We then slip into a couple of minutes bitching about Ridley Scott’s latest Alien incarnation, Prometheus, but it swiftly becomes clear that technological advancement is an area that fascinates Jonny, particularly the stuff that’s almost in touching distance. “Predicted interstellar travel and how near we are to it – we’re at a point to send something to the next galaxy, using tech explored in that space race. I thought that was fascinating.”

“Liverpool’s an opportunity, there’s space for you to have a voice here … it’s what I like about Liverpool”

Then it’s back down to Earth, specifically to Liverpool and whether – in light of hosting the first Made North as well as Designival last year – it’s becoming something of a centre for design in the north. “Liverpool already should be, the art school is meant to be the oldest art school outside of London – it should be the epicentre for design and art anyway. In Liverpool there’s more space,” Jonny continues, “[it’s] an opportunity, there’s space for you to have a voice here … it’s what I like about Liverpool.”
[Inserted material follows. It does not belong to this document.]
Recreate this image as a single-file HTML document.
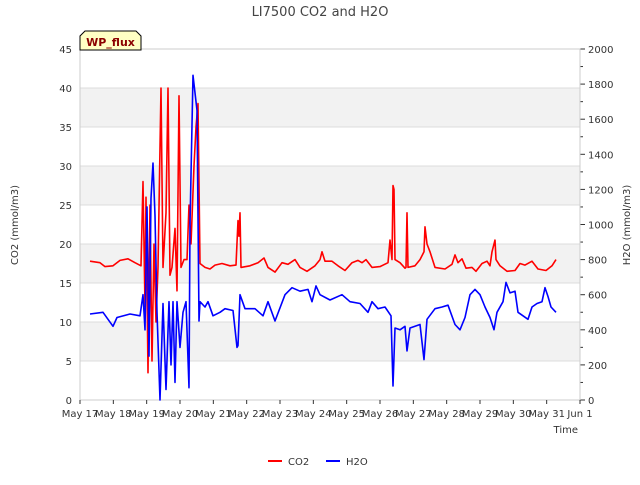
<!DOCTYPE html>
<html><head><meta charset="utf-8"><style>
body{margin:0;background:#fff;}
svg{font-family:"DejaVu Sans","Liberation Sans",sans-serif;}
</style></head><body>
<svg id="c" width="640" height="480" viewBox="0 0 640 480">
<text x="320" y="16" text-anchor="middle" font-size="13" fill="#444">LI7500 CO2 and H2O</text>
<g id="bands"></g><g id="axes"></g><g id="series"></g>
<text x="18" y="225" font-size="10" fill="#333" text-anchor="middle" transform="rotate(-90 18 225)">CO2 (mmol/m3)</text>
<text x="630" y="225" font-size="10" fill="#333" text-anchor="middle" transform="rotate(-90 630 225)">H2O (mmol/m3)</text>
<text x="578" y="433" font-size="10" fill="#333" text-anchor="end">Time</text>
<g>
<path d="M80,50 L80,36 L85,31 L136,31 L141,36 L141,50 Z" fill="#ffffc4" stroke="#000" stroke-width="1"/>
<text x="110.5" y="46" font-size="11" font-weight="bold" fill="#8b0000" text-anchor="middle">WP_flux</text>
</g>
<g>
<g><line x1="268" y1="461" x2="282" y2="461" stroke="#f00" stroke-width="2"/><text x="288" y="465" font-size="10" fill="#333">CO2</text></g>
<g><line x1="326" y1="461" x2="340" y2="461" stroke="#00f" stroke-width="2"/><text x="346" y="465" font-size="10" fill="#333">H2O</text></g>
</g>
</svg>
<script>
const xLabels=["May 17","May 18","May 19","May 20","May 21","May 22","May 23","May 24","May 25","May 26","May 27","May 28","May 29","May 30","May 31","Jun 1"];
const co2Ticks=[0,5,10,15,20,25,30,35,40,45];
const h2oTicks=[0,200,400,600,800,1000,1200,1400,1600,1800,2000];
const co2Days=[0.3,0.6,0.75,0.99,1.2,1.44,1.65,1.83,1.89,1.95,1.98,2.04,2.1,2.16,2.22,2.28,2.34,2.43,2.49,2.58,2.64,2.7,2.76,2.85,2.91,2.97,3.03,3.12,3.21,3.27,3.33,3.42,3.48,3.54,3.6,3.75,3.9,4.05,4.26,4.5,4.68,4.74,4.77,4.8,4.83,5.1,5.34,5.52,5.64,5.85,6.06,6.24,6.45,6.6,6.81,7.05,7.2,7.26,7.35,7.56,7.74,7.95,8.16,8.34,8.46,8.58,8.76,9.0,9.24,9.3,9.36,9.39,9.42,9.45,9.6,9.75,9.78,9.81,9.84,10.05,10.2,10.32,10.35,10.41,10.5,10.65,10.95,11.16,11.25,11.34,11.46,11.58,11.76,11.88,12.06,12.21,12.3,12.36,12.45,12.48,12.6,12.81,13.05,13.2,13.35,13.56,13.74,13.98,14.16,14.28];
const co2Values=[17.8,17.6,17.1,17.2,17.9,18.1,17.6,17.2,28,12,26,3.5,25,5,20,10,17,40,17,24,40,16,17,22,14,39,17,18,18,25,20,30,35,38,17.5,17,16.8,17.3,17.5,17.2,17.3,23,21,24,17,17.2,17.6,18.2,17,16.4,17.6,17.4,18,17,16.5,17.2,18,19,17.8,17.8,17.2,16.6,17.6,17.9,17.6,18,17,17.1,17.6,20.5,18,27.5,27,18,17.6,16.9,17,24,17,17.2,18,19,22.2,20,19,17,16.8,17.4,18.6,17.6,18.1,16.9,17,16.5,17.5,17.8,17.2,19,20.5,18,17.2,16.5,16.6,17.5,17.3,17.8,16.8,16.6,17.2,18];
const h2oDays=[0.3,0.69,0.99,1.11,1.5,1.8,1.89,1.95,2.01,2.07,2.13,2.19,2.25,2.31,2.4,2.49,2.58,2.67,2.73,2.79,2.85,2.91,3.0,3.09,3.18,3.27,3.3,3.39,3.51,3.57,3.6,3.75,3.84,3.99,4.2,4.35,4.59,4.71,4.74,4.8,4.95,5.25,5.49,5.64,5.85,6.15,6.36,6.6,6.84,6.96,7.08,7.2,7.5,7.86,8.1,8.4,8.64,8.76,8.94,9.15,9.33,9.39,9.45,9.6,9.75,9.81,9.9,10.2,10.32,10.41,10.65,10.86,11.04,11.25,11.4,11.55,11.7,11.85,12.0,12.15,12.3,12.42,12.51,12.69,12.78,12.9,13.05,13.14,13.29,13.44,13.56,13.71,13.86,13.95,14.04,14.13,14.28];
const h2oValues=[490,500,420,470,490,480,600,400,1100,250,1150,1350,1050,500,0,550,60,560,200,560,100,560,300,500,560,70,1000,1850,1650,450,560,530,560,480,500,520,510,300,310,600,520,520,480,560,450,600,640,620,630,560,650,600,570,600,560,550,500,560,520,530,480,80,410,400,420,280,410,430,230,460,520,530,540,430,400,470,600,630,600,530,470,400,500,560,670,610,620,500,480,460,530,550,560,640,590,530,500];
const NS="http://www.w3.org/2000/svg";
const L=80,R=580,T=49,B=400;
const xs=d=>L+(R-L)*d/15;
const yL=v=>B-(B-T)*v/45;
const yR=v=>B-(B-T)*v/2000;
function mk(tag,attrs,parent){const e=document.createElementNS(NS,tag);for(const k in attrs)e.setAttribute(k,attrs[k]);parent.appendChild(e);return e;}
const bands=document.getElementById('bands'),axes=document.getElementById('axes'),series=document.getElementById('series');
for(let i=0;i<co2Ticks.length-1;i++){
  if(i%2===1){const r=mk('rect',{x:L,y:yL(co2Ticks[i+1]),width:R-L,height:yL(co2Ticks[i])-yL(co2Ticks[i+1]),fill:'#f2f2f2'},bands);
  
  }
}
co2Ticks.forEach(v=>{
  const g=mk('line',{x1:L,x2:R,y1:yL(v),y2:yL(v),stroke:'#dcdcdc','stroke-width':1},bands);
  
  
  const t=mk('text',{x:L-8,y:yL(v)+4,'font-size':10,fill:'#333','text-anchor':'end'},axes);t.textContent=v;
  
  
});
h2oTicks.forEach((v,i)=>{
  mk('line',{x1:R,x2:R+5,y1:yR(v),y2:yR(v),stroke:'#333'},axes);
  if(i<h2oTicks.length-1){const m=(v+h2oTicks[i+1])/2;mk('line',{x1:R,x2:R+3,y1:yR(m),y2:yR(m),stroke:'#333'},axes);}
  const t=mk('text',{x:R+8,y:yR(v)+4,'font-size':10,fill:'#333'},axes);t.textContent=v;
  
  
});
mk('rect',{x:L,y:T,width:R-L,height:B-T,fill:'none',stroke:'#ccc'},axes);
xLabels.forEach((s,i)=>{
  mk('line',{x1:xs(i),x2:xs(i),y1:B,y2:B+4,stroke:'#333'},axes);
  const t=mk('text',{x:xs(i),y:B+17,'font-size':10,fill:'#333','text-anchor':'middle'},axes);t.textContent=s;
  
  
});
function line(days,vals,yf,color,name){
  const p=mk('polyline',{points:days.map((d,i)=>xs(d).toFixed(1)+','+yf(vals[i]).toFixed(1)).join(' '),fill:'none',stroke:color,'stroke-width':1.6,'stroke-linejoin':'round'},series);
  
  
}
line(co2Days,co2Values,yL,'#ff0000','co2-line');
line(h2oDays,h2oValues,yR,'#0000ff','h2o-line');
</script>
</body></html>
At this point we get on to the bespoke banner he’s created for The Double Negative, which plays around with typography – which proves another fascination for him. “I like it because it’s the natural make up of our language – it’s how we communicate with each other – it gets interesting when you mess things that are handwritten up with something that is purely digital.”

He points out how our modern-day, e-orientated society now reveres the handwritten letter: “they’re quite personal, but when we first had printed letters, the time and attention that it took meant it was considered in the same way – that’s now turned around. That’s what I like about type, it’s always changing. What we refer to the norm could be different in ten years time.”

He’s also, in a very healthy way, something of a contrarian. Asked about what or who would constitute a ‘dream client’, there’s no mistaking what he means when his immediate response is “NO!” He goes on to clarify that “the ‘dream client’ of Nike is totally boring. There’s far many other things out there that could really do with what a designer is good at.” Such as? “Dentists, butchers, things like that that could benefit from really good visual communications.” He admits that it would “probably be regarded as quite insular and hipster. But, you know.”

So until that dream client of a fish-mongers opens up, what’s he got going on right now? “[I’m] working with some friends who run what used to be Gobias Video, they’ve changed to Beyond Forever, who’re a video production unit; they film events and stick it online. The ident is made up of all the aspects, the elements based on video sizes, the standard sizes. That’s really interesting; it all revolves around these sizes of video. And they’re great lads as well!”

It seems that in Jonny Summers-Muir, we have no ordinary graphic artist. This is most certainly a good thing. Evidence of this exists in his uncommonly good body of work, and our brand spanking new banner.